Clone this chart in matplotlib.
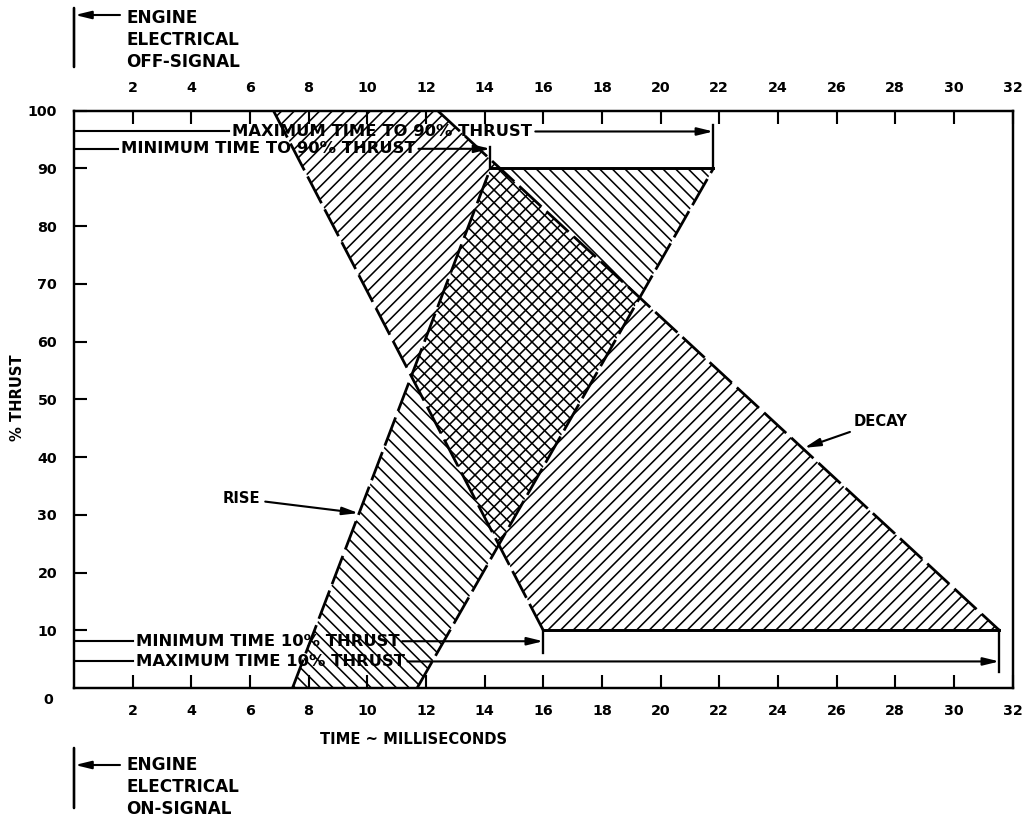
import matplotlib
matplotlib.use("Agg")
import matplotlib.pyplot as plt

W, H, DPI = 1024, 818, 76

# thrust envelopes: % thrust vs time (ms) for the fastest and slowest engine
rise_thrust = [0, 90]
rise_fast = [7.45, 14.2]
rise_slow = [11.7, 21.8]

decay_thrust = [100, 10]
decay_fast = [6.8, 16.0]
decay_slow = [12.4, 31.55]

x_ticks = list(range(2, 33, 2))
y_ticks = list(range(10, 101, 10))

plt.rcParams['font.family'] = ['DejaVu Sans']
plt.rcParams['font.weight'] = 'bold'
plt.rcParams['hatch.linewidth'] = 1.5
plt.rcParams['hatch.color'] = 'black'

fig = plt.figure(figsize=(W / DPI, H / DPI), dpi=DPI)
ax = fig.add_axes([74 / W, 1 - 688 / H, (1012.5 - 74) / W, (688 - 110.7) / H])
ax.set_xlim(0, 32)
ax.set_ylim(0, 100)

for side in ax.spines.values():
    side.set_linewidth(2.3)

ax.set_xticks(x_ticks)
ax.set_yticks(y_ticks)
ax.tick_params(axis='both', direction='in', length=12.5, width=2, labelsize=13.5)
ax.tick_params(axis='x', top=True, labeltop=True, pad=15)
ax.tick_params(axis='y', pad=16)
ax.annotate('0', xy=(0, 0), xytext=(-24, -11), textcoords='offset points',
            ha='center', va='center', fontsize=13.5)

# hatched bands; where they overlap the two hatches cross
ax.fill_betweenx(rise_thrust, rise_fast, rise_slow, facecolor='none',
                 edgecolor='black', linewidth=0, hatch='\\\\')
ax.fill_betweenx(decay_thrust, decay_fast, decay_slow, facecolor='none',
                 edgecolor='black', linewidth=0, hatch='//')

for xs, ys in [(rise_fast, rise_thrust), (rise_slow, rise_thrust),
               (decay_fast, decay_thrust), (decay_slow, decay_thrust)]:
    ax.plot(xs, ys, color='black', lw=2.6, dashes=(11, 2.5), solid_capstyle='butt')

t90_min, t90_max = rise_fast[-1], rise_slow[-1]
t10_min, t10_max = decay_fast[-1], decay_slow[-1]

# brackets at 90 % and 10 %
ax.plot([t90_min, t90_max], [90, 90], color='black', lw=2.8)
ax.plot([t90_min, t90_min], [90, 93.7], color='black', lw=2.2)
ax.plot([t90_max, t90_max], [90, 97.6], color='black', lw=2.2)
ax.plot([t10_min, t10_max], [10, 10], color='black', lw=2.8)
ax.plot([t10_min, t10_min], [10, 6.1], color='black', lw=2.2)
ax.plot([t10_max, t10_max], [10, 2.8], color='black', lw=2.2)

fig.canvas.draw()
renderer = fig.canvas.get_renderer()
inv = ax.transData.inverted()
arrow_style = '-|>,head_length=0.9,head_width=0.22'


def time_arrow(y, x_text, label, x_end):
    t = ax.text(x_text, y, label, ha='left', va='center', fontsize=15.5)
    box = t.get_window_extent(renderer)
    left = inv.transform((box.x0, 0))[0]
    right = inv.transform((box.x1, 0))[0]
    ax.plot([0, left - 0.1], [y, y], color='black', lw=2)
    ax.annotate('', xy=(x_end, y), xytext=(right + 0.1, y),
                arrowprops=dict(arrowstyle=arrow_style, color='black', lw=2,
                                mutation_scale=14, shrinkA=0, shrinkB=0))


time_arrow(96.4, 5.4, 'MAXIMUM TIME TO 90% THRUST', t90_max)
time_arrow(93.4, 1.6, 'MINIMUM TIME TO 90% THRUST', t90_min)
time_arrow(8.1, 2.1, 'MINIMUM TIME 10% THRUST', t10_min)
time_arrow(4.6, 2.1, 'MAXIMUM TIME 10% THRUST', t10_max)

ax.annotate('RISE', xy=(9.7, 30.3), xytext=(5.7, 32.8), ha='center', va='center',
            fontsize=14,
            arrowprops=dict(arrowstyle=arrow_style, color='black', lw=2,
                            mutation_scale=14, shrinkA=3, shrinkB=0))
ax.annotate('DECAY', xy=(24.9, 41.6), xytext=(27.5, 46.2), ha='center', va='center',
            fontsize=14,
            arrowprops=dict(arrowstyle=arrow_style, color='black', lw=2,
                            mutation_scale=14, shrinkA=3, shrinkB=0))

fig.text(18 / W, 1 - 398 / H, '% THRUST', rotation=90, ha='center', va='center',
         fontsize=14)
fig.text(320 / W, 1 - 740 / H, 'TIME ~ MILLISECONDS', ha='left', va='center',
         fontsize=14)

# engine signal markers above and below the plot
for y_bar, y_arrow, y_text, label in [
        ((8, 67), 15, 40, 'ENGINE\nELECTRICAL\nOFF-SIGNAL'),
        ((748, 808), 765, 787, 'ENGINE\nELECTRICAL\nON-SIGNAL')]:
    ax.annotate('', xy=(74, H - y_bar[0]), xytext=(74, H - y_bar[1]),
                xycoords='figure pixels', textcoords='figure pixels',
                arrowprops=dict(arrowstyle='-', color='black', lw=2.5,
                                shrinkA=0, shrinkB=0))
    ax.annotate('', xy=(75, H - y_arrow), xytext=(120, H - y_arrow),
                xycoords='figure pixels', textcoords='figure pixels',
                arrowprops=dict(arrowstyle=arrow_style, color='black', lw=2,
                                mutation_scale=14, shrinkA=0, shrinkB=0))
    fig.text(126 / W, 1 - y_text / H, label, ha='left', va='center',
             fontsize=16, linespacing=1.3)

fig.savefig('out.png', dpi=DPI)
▬▬▬
Print the whole listing above once more, word for word, without its pictures.

Clone this chart in matplotlib.
import matplotlib
matplotlib.use("Agg")
import matplotlib.pyplot as plt

W, H, DPI = 1024, 818, 76

# thrust envelopes: % thrust vs time (ms) for the fastest and slowest engine
rise_thrust = [0, 90]
rise_fast = [7.45, 14.2]
rise_slow = [11.7, 21.8]

decay_thrust = [100, 10]
decay_fast = [6.8, 16.0]
decay_slow = [12.4, 31.55]

x_ticks = list(range(2, 33, 2))
y_ticks = list(range(10, 101, 10))

plt.rcParams['font.family'] = ['DejaVu Sans']
plt.rcParams['font.weight'] = 'bold'
plt.rcParams['hatch.linewidth'] = 1.5
plt.rcParams['hatch.color'] = 'black'

fig = plt.figure(figsize=(W / DPI, H / DPI), dpi=DPI)
ax = fig.add_axes([74 / W, 1 - 688 / H, (1012.5 - 74) / W, (688 - 110.7) / H])
ax.set_xlim(0, 32)
ax.set_ylim(0, 100)

for side in ax.spines.values():
    side.set_linewidth(2.3)

ax.set_xticks(x_ticks)
ax.set_yticks(y_ticks)
ax.tick_params(axis='both', direction='in', length=12.5, width=2, labelsize=13.5)
ax.tick_params(axis='x', top=True, labeltop=True, pad=15)
ax.tick_params(axis='y', pad=16)
ax.annotate('0', xy=(0, 0), xytext=(-24, -11), textcoords='offset points',
            ha='center', va='center', fontsize=13.5)

# hatched bands; where they overlap the two hatches cross
ax.fill_betweenx(rise_thrust, rise_fast, rise_slow, facecolor='none',
                 edgecolor='black', linewidth=0, hatch='\\\\')
ax.fill_betweenx(decay_thrust, decay_fast, decay_slow, facecolor='none',
                 edgecolor='black', linewidth=0, hatch='//')

for xs, ys in [(rise_fast, rise_thrust), (rise_slow, rise_thrust),
               (decay_fast, decay_thrust), (decay_slow, decay_thrust)]:
    ax.plot(xs, ys, color='black', lw=2.6, dashes=(11, 2.5), solid_capstyle='butt')

t90_min, t90_max = rise_fast[-1], rise_slow[-1]
t10_min, t10_max = decay_fast[-1], decay_slow[-1]

# brackets at 90 % and 10 %
ax.plot([t90_min, t90_max], [90, 90], color='black', lw=2.8)
ax.plot([t90_min, t90_min], [90, 93.7], color='black', lw=2.2)
ax.plot([t90_max, t90_max], [90, 97.6], color='black', lw=2.2)
ax.plot([t10_min, t10_max], [10, 10], color='black', lw=2.8)
ax.plot([t10_min, t10_min], [10, 6.1], color='black', lw=2.2)
ax.plot([t10_max, t10_max], [10, 2.8], color='black', lw=2.2)

fig.canvas.draw()
renderer = fig.canvas.get_renderer()
inv = ax.transData.inverted()
arrow_style = '-|>,head_length=0.9,head_width=0.22'


def time_arrow(y, x_text, label, x_end):
    t = ax.text(x_text, y, label, ha='left', va='center', fontsize=15.5)
    box = t.get_window_extent(renderer)
    left = inv.transform((box.x0, 0))[0]
    right = inv.transform((box.x1, 0))[0]
    ax.plot([0, left - 0.1], [y, y], color='black', lw=2)
    ax.annotate('', xy=(x_end, y), xytext=(right + 0.1, y),
                arrowprops=dict(arrowstyle=arrow_style, color='black', lw=2,
                                mutation_scale=14, shrinkA=0, shrinkB=0))


time_arrow(96.4, 5.4, 'MAXIMUM TIME TO 90% THRUST', t90_max)
time_arrow(93.4, 1.6, 'MINIMUM TIME TO 90% THRUST', t90_min)
time_arrow(8.1, 2.1, 'MINIMUM TIME 10% THRUST', t10_min)
time_arrow(4.6, 2.1, 'MAXIMUM TIME 10% THRUST', t10_max)

ax.annotate('RISE', xy=(9.7, 30.3), xytext=(5.7, 32.8), ha='center', va='center',
            fontsize=14,
            arrowprops=dict(arrowstyle=arrow_style, color='black', lw=2,
                            mutation_scale=14, shrinkA=3, shrinkB=0))
ax.annotate('DECAY', xy=(24.9, 41.6), xytext=(27.5, 46.2), ha='center', va='center',
            fontsize=14,
            arrowprops=dict(arrowstyle=arrow_style, color='black', lw=2,
                            mutation_scale=14, shrinkA=3, shrinkB=0))

fig.text(18 / W, 1 - 398 / H, '% THRUST', rotation=90, ha='center', va='center',
         fontsize=14)
fig.text(320 / W, 1 - 740 / H, 'TIME ~ MILLISECONDS', ha='left', va='center',
         fontsize=14)

# engine signal markers above and below the plot
for y_bar, y_arrow, y_text, label in [
        ((8, 67), 15, 40, 'ENGINE\nELECTRICAL\nOFF-SIGNAL'),
        ((748, 808), 765, 787, 'ENGINE\nELECTRICAL\nON-SIGNAL')]:
    ax.annotate('', xy=(74, H - y_bar[0]), xytext=(74, H - y_bar[1]),
                xycoords='figure pixels', textcoords='figure pixels',
                arrowprops=dict(arrowstyle='-', color='black', lw=2.5,
                                shrinkA=0, shrinkB=0))
    ax.annotate('', xy=(75, H - y_arrow), xytext=(120, H - y_arrow),
                xycoords='figure pixels', textcoords='figure pixels',
                arrowprops=dict(arrowstyle=arrow_style, color='black', lw=2,
                                mutation_scale=14, shrinkA=0, shrinkB=0))
    fig.text(126 / W, 1 - y_text / H, label, ha='left', va='center',
             fontsize=16, linespacing=1.3)

fig.savefig('out.png', dpi=DPI)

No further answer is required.